Public drunkenness is the rule against the rules on Canada Day; last year in Victoria, revelers puked buckets on city busses, assaulted drivers and terrorized other passengers. “One-hundred-fifty police,” she tells me. “This year they got 150 police at the harbor for the fireworks.” Another woman joins the conversation, eye-witness accounting the wrecks it for everybody. Vandalism. Hooliganism. Family-fun ruination. Piss and barf everywhere, the idiots. All for the love of alcohol and postmodern patriotism if they can blow up the sky, why can’t we tear up the street? meet ourselves where we are. What we’re really like, or could be like, a possibility in all possible identities.

The recounting of scandal eventually withers away. I turn to look out the window, press play, and first to come shuffling is A Silver Mt. Zion’s “Teddy Roosevelt’s Guns.” The chances? One in 634 that I Am One with randomized self-selected personal meaning. But no, really, strange, fitting: almost enough to make me make believe the universe surveils 150 police strapping on stiff lips and sends me synchronicity god is watching over my mp3s.

What do I want from me. The question-answer to the prime questioning. I string up a bare bulb in my new bedroom, for light? sure, and to remind me the best ideas are naked and shades are for settling. This is just another space to spread myself thin. Just another room to take off my clothes in.

Belly burned and body tanned, I got a mountain to sit on the side of, now, see the whole city, see surrounding islands, even see the mountain peaks of Washington State in the broadest strokes but without mistake that’s home or some sense of it, my legs overhanging, dangling toward the abyss while fast-asleep feet still stand in line, white-knuckles still in a fist. Weak after week after week.

I feel closest to this country when I see the seams rip. No glory in contradictions, no, no pleasure in the feast of worms at the soft underbelly of this beast, just the mirror I can look past my shoulder with. Recognize my roots, the United States of Arrogance, recognize my duty to uprooting disbelief. I saw the blood on the sidewalk. I saw the cavalry taser the lifelost. The foots washed up on our shores are mine own.

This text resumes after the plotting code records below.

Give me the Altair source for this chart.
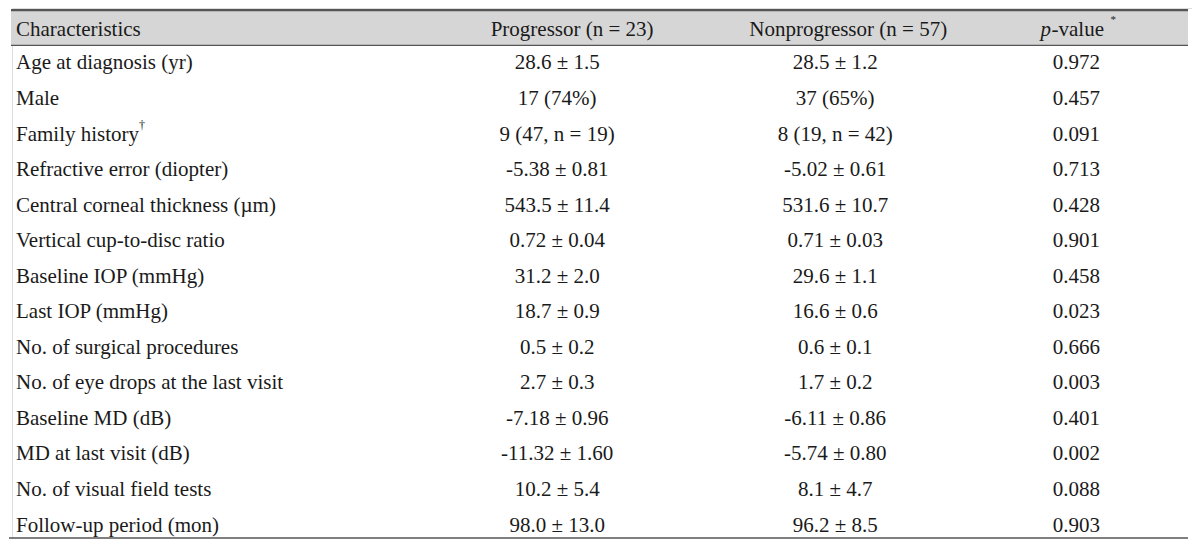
import altair as alt
import pandas as pd

characteristics = [
    "Age at diagnosis (yr)", "Male", "Family history", "Refractive error (diopter)",
    "Central corneal thickness (\u00b5m)", "Vertical cup-to-disc ratio", "Baseline IOP (mmHg)",
    "Last IOP (mmHg)", "No. of surgical procedures", "No. of eye drops at the last visit",
    "Baseline MD (dB)", "MD at last visit (dB)", "No. of visual field tests",
    "Follow-up period (mon)",
]
progressor = [
    "28.6 \u00b1 1.5", "17 (74%)", "9 (47, n = 19)", "-5.38 \u00b1 0.81", "543.5 \u00b1 11.4",
    "0.72 \u00b1 0.04", "31.2 \u00b1 2.0", "18.7 \u00b1 0.9", "0.5 \u00b1 0.2", "2.7 \u00b1 0.3",
    "-7.18 \u00b1 0.96", "-11.32 \u00b1 1.60", "10.2 \u00b1 5.4", "98.0 \u00b1 13.0",
]
nonprogressor = [
    "28.5 \u00b1 1.2", "37 (65%)", "8 (19, n = 42)", "-5.02 \u00b1 0.61", "531.6 \u00b1 10.7",
    "0.71 \u00b1 0.03", "29.6 \u00b1 1.1", "16.6 \u00b1 0.6", "0.6 \u00b1 0.1", "1.7 \u00b1 0.2",
    "-6.11 \u00b1 0.86", "-5.74 \u00b1 0.80", "8.1 \u00b1 4.7", "96.2 \u00b1 8.5",
]
p_values = [
    "0.972", "0.457", "0.091", "0.713", "0.428", "0.901", "0.458", "0.023", "0.666",
    "0.003", "0.401", "0.002", "0.088", "0.903",
]
headers = ["Characteristics", "Progressor (n = 23)", "Nonprogressor (n = 57)"]

FONT = "Liberation Serif"
FS = 21
COLOR = "#1a1a1a"
DY = 1.5
col_x = [12, 555, 834, 1076]
head_x = [12, 570, 847]
HEAD_ROW = 0.05

n = len(characteristics)
rows = []
for i in range(n):
    r = i + 1
    rows.append({"x": col_x[0], "row": r, "t": characteristics[i], "col": "c0"})
    rows.append({"x": col_x[1], "row": r, "t": progressor[i], "col": "c1"})
    rows.append({"x": col_x[2], "row": r, "t": nonprogressor[i], "col": "c2"})
    rows.append({"x": col_x[3], "row": r, "t": p_values[i], "col": "c3"})
df = pd.DataFrame(rows)

xs = alt.Scale(domain=[8, 1192])
ys = alt.Scale(domain=[-0.519, 14.42], reverse=True)
X = lambda f="x": alt.X(f"{f}:Q", scale=xs, axis=None)
Y = lambda f="row": alt.Y(f"{f}:Q", scale=ys, axis=None)

band = alt.Chart(pd.DataFrame({"x": [7], "x2": [1188], "y": [-0.46], "y2": [0.53]})).mark_rect(
    color="#d6d6d6").encode(x=X(), x2="x2:Q", y=Y("y"), y2="y2:Q")

lines_df = pd.DataFrame({"x": [7, 7, 5], "x2": [1188, 1188, 1188], "y": [-0.46, 0.53, 14.39],
                         "w": [2.2, 1.2, 1.6]})
lines = alt.Chart(lines_df).mark_rule(color="#555555").encode(
    x=X(), x2="x2:Q", y=Y("y"), strokeWidth=alt.StrokeWidth("w:Q", scale=None))

hdf = pd.DataFrame({"x": head_x, "row": [HEAD_ROW] * 3, "t": headers})
head_left = alt.Chart(hdf.iloc[[0]]).mark_text(font=FONT, fontSize=FS, color=COLOR, align="left", dy=DY).encode(
    x=X(), y=Y(), text="t:N")
head_center = alt.Chart(hdf.iloc[1:]).mark_text(font=FONT, fontSize=FS, color=COLOR, align="center", dy=DY).encode(
    x=X(), y=Y(), text="t:N")

pdf = pd.DataFrame({"x": [1040], "row": [HEAD_ROW], "p": ["p"], "v": ["-value"], "s": ["*"]})
p_it = alt.Chart(pdf).mark_text(font=FONT, fontSize=FS, color=COLOR, align="left", fontStyle="italic", dy=DY).encode(
    x=X(), y=Y(), text="p:N")
p_rest = alt.Chart(pdf).mark_text(font=FONT, fontSize=FS, color=COLOR, align="left", dx=11, dy=DY).encode(
    x=X(), y=Y(), text="v:N")
p_star = alt.Chart(pdf).mark_text(font=FONT, fontSize=11, color=COLOR, align="left", dx=70, dy=-8).encode(
    x=X(), y=Y(), text="s:N")

body_left = alt.Chart(df[df.col == "c0"]).mark_text(font=FONT, fontSize=FS, color=COLOR, align="left", dy=DY).encode(
    x=X(), y=Y(), text="t:N")
body_center = alt.Chart(df[df.col != "c0"]).mark_text(font=FONT, fontSize=FS, color=COLOR, align="center", dy=DY).encode(
    x=X(), y=Y(), text="t:N")

dag = alt.Chart(pd.DataFrame({"x": [12], "row": [3], "t": ["\u2020"]})).mark_text(
    font=FONT, fontSize=12, color=COLOR, align="left", dx=123, dy=-8).encode(x=X(), y=Y(), text="t:N")

chart = alt.layer(band, lines, head_left, head_center, p_it, p_rest, p_star, body_left, body_center, dag).properties(
    width=1184, height=531, padding=0,
    autosize=alt.AutoSizeParams(type="fit", contains="padding"),
).configure_view(stroke=None).configure(background="white")

chart.save("out.html", embed_options={"renderer": "svg", "actions": False})
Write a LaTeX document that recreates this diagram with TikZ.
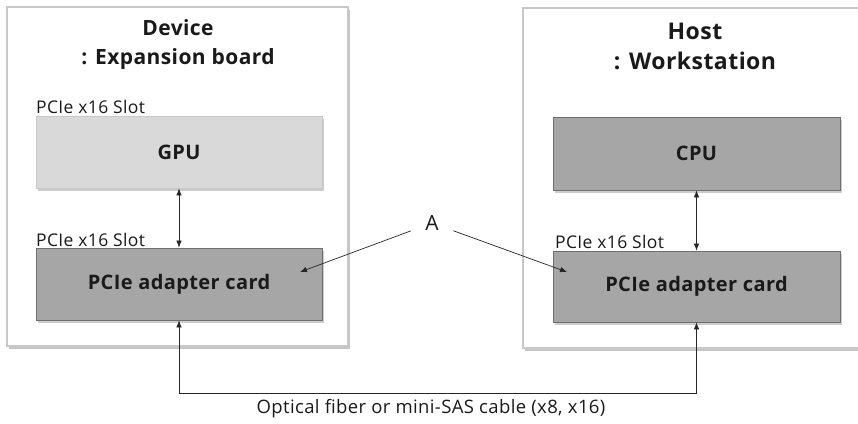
\documentclass[tikz,border=0pt]{standalone}
\usepackage{fontspec}
\setmainfont{Open Sans}[LetterSpace=2]
\usetikzlibrary{shadows,arrows.meta}
\definecolor{boxline}{HTML}{C8C8C8}
\definecolor{lightfill}{HTML}{D9D9D9}
\definecolor{darkfill}{HTML}{A6A6A6}
\definecolor{darkline}{HTML}{6E6E6E}
\definecolor{txt}{HTML}{1A1A1A}
\begin{document}
\begin{tikzpicture}[x=1pt,y=-1pt,
  >={Latex[length=7pt,width=5.5pt]},
  outerbox/.style={draw=boxline,line width=1.2pt,fill=white,drop shadow={shadow xshift=2pt,shadow yshift=-2.5pt,opacity=0.5,fill=black!45}},
  card/.style={draw=darkline,line width=0.8pt,minimum width=286pt,minimum height=72pt,inner sep=0pt,
     font=\fontsize{20}{22}\selectfont\bfseries,text=txt,drop shadow={shadow xshift=2pt,shadow yshift=-2.5pt,opacity=0.4,fill=black!50}},
  slot/.style={anchor=south west,inner sep=0pt,font=\fontsize{17.5}{19}\selectfont,text=txt},
  title/.style={align=center,font=\fontsize{21}{29}\selectfont\bfseries,text=txt},
  conn/.style={line width=0.7pt,draw=black!85}
]
\useasboundingbox (0,0) rectangle (858,423);
% outer boards
\path[outerbox] (7,7) rectangle (348,346);
\path[outerbox] (523,8) rectangle (866,348);
% titles
\node[title] (dev) at (178,45) {Device\\: Expansion board};
\node[title,font=\fontsize{23}{30}\selectfont\bfseries] (host) at (695,46) {Host\\: Workstation};
% cards
\node[card,fill=lightfill,draw=boxline] (gpu) at (179,152) {GPU};
\node[card,fill=darkfill] (lad) at (179,284) {PCIe adapter card};
\node[card,fill=darkfill,minimum width=287pt,minimum height=73pt] (cpu) at (696.5,153.5) {CPU};
\node[card,fill=darkfill,minimum width=287pt,minimum height=71pt] (rad) at (696.5,286.5) {PCIe adapter card};
% slot labels
\node[slot] (s1) at (36,114) {PCIe x16 Slot};
\node[slot] (s2) at (36,246.5) {PCIe x16 Slot};
\node[slot] (s3) at (555,248.5) {PCIe x16 Slot};
% vertical links
\draw[conn,<->] (gpu.south) -- (lad.north);
\draw[conn,<->] (cpu.south) -- (rad.north);
% cable
\coordinate (c1) at (179,393);
\draw[conn,<->] (lad.south) -- (c1) -| (rad.south);
\node[font=\fontsize{18.5}{20}\selectfont,text=txt] (cab) at (431,409) {Optical fiber or mini-SAS cable (x8, x16)};
% A label
\node[circle,minimum size=45pt,inner sep=0pt,font=\fontsize{21}{22}\selectfont,text=txt] (A) at (432,223) {A};
\coordinate (ta) at (300,272);
\coordinate (tb) at (567,272);
\draw[conn,->] (A) -- (ta);
\draw[conn,->] (A) -- (tb);
\end{tikzpicture}
\end{document}
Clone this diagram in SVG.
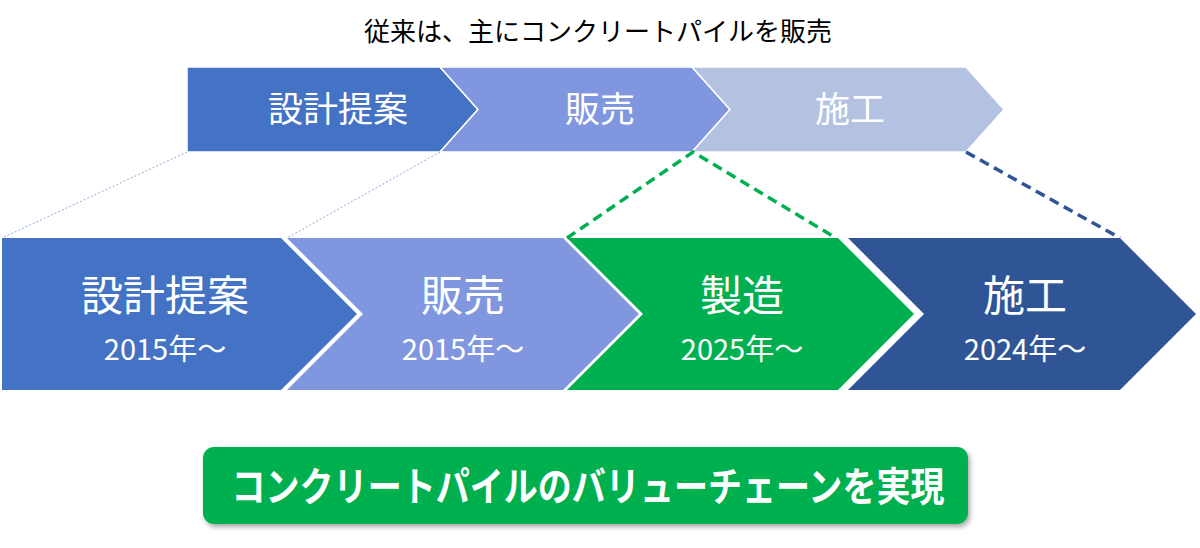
<svg xmlns="http://www.w3.org/2000/svg" width="1200" height="548" viewBox="0 0 1200 548">
<style>
text{font-family:"Noto Sans CJK JP","Noto Sans",sans-serif;fill:#fff;text-anchor:middle}
.title{fill:#000;font-size:26px}
.top{font-size:35px}
.big{font-size:42px}
.yr{font-size:29px}
.btn{font-size:40px;font-weight:bold}
.sep{stroke:#fff;stroke-width:1.5}
</style>
<defs>
<filter id="sh" x="-5%" y="-20%" width="110%" height="150%">
<feDropShadow dx="2" dy="3" stdDeviation="2.5" flood-color="#000" flood-opacity="0.35"/>
</filter>
</defs>
<text class="title" x="598" y="41">従来は、主にコンクリートパイルを販売</text>
<g id="top1"><polygon class="sep" fill="#4472C4" points="187,67 440,67 478,109.5 440,152 187,152"/><text class="top" x="338" y="122">設計提案</text></g>
<g id="top2"><polygon class="sep" fill="#8097DF" points="440,67 692,67 730,109.5 692,152 440,152 478,109.5"/><text class="top" x="600" y="122">販売</text></g>
<g id="top3"><polygon class="sep" fill="#B4C2E2" points="692,67 966,67 1004,109.5 966,152 692,152 730,109.5"/><text class="top" x="850" y="122">施工</text></g>
<g id="connectors" fill="none">
<line x1="187" y1="152" x2="2" y2="238" stroke="#8FAADC" stroke-width="1" stroke-dasharray="2,2"/>
<line x1="440" y1="152" x2="287" y2="238" stroke="#8FAADC" stroke-width="1" stroke-dasharray="2,2"/>
<polyline points="567,238 693,152 836,238" stroke="#00B050" stroke-width="3.5" stroke-dasharray="10,6"/>
<line x1="966" y1="152" x2="1120" y2="238" stroke="#2F5597" stroke-width="3.5" stroke-dasharray="10,6"/>
</g>
<g id="c1"><polygon fill="#4472C4" points="2,238 281,238 357,314 281,390 2,390"/><text class="big" x="165" y="311">設計提案</text><text class="yr" x="165" y="360">2015年～</text></g>
<g id="c2"><polygon fill="#8097DF" points="287,238 563,238 639,314 563,390 287,390 363,314"/><text class="big" x="463" y="311">販売</text><text class="yr" x="463" y="360">2015年～</text></g>
<g id="c3"><polygon fill="#00B050" points="567,238 838,238 914,314 838,390 567,390 643,314"/><text class="big" x="742" y="311">製造</text><text class="yr" x="742" y="360">2025年～</text></g>
<g id="c4"><polygon fill="#2F5597" points="848,238 1120,238 1196,314 1120,390 848,390 924,314"/><text class="big" x="1025" y="311">施工</text><text class="yr" x="1025" y="360">2024年～</text></g>
<g id="banner"><rect x="203" y="447" width="765" height="77" rx="11" fill="#00B050" filter="url(#sh)"/><text class="btn" x="588" y="501" textLength="713" lengthAdjust="spacingAndGlyphs">コンクリートパイルのバリューチェーンを実現</text></g>
</svg>
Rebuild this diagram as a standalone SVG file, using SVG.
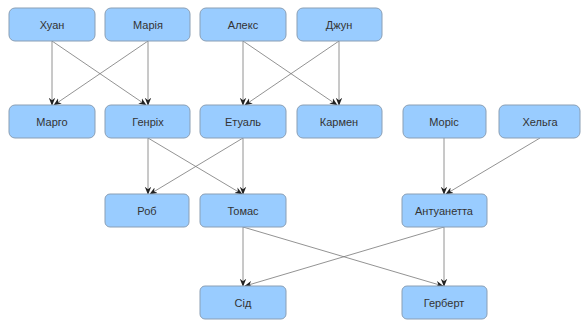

Not surprisingly, likewise in keeping, I feel my most American when I want more—both for my country of residence and my nation of nationality. Less consumption, more ideals in action, clashing if they have to but with full transparency, agendas in the open for exposure and dissecting. Fewer opinion polls telling us what we think, more discussion amongst ourselves about what we see and want to change, what we’d choose if we could and dared believe in something, and forget faith-based initiatives. We need human-powered heroism, unshackled ingenuity, integrity without caveats, humility without airs.

Yes, We Can! do better.
Than move to the middle.

Following the back-breaking, arm-straining sweaty move, I didn’t watch the fireworking its way into the sky, into the Canadian imagination of nationhood and pride, I was too tired. And the Fourth of July, naturally, means nothing here. Dreaming of the scent of spent flash powder glory. Econo ketchup and cheap beer. Layer stripped, enjoying the weather. My family off being a family together.

At some point in The Idiot, the print font drops off. I don’t notice it till the scrawly script ceases, as well, at a telltale dog-ear decades old. My fellow gentle readers never finished. Bored, I guess. Distracted, or dead. What could have foreshadowed that. What’s this a metaphor for. Facing the inevitable? face meets the floor, my useless limbs failing me. I continue reading, but it’s not the same. I continue writing knowing it will change, your whispers in my margins will blow me away. Or shame me. Like I oughta be. I can’t control meaning, can’t control anything.

How can I know what I’m trying to say? forget that, too. Who needs the weight.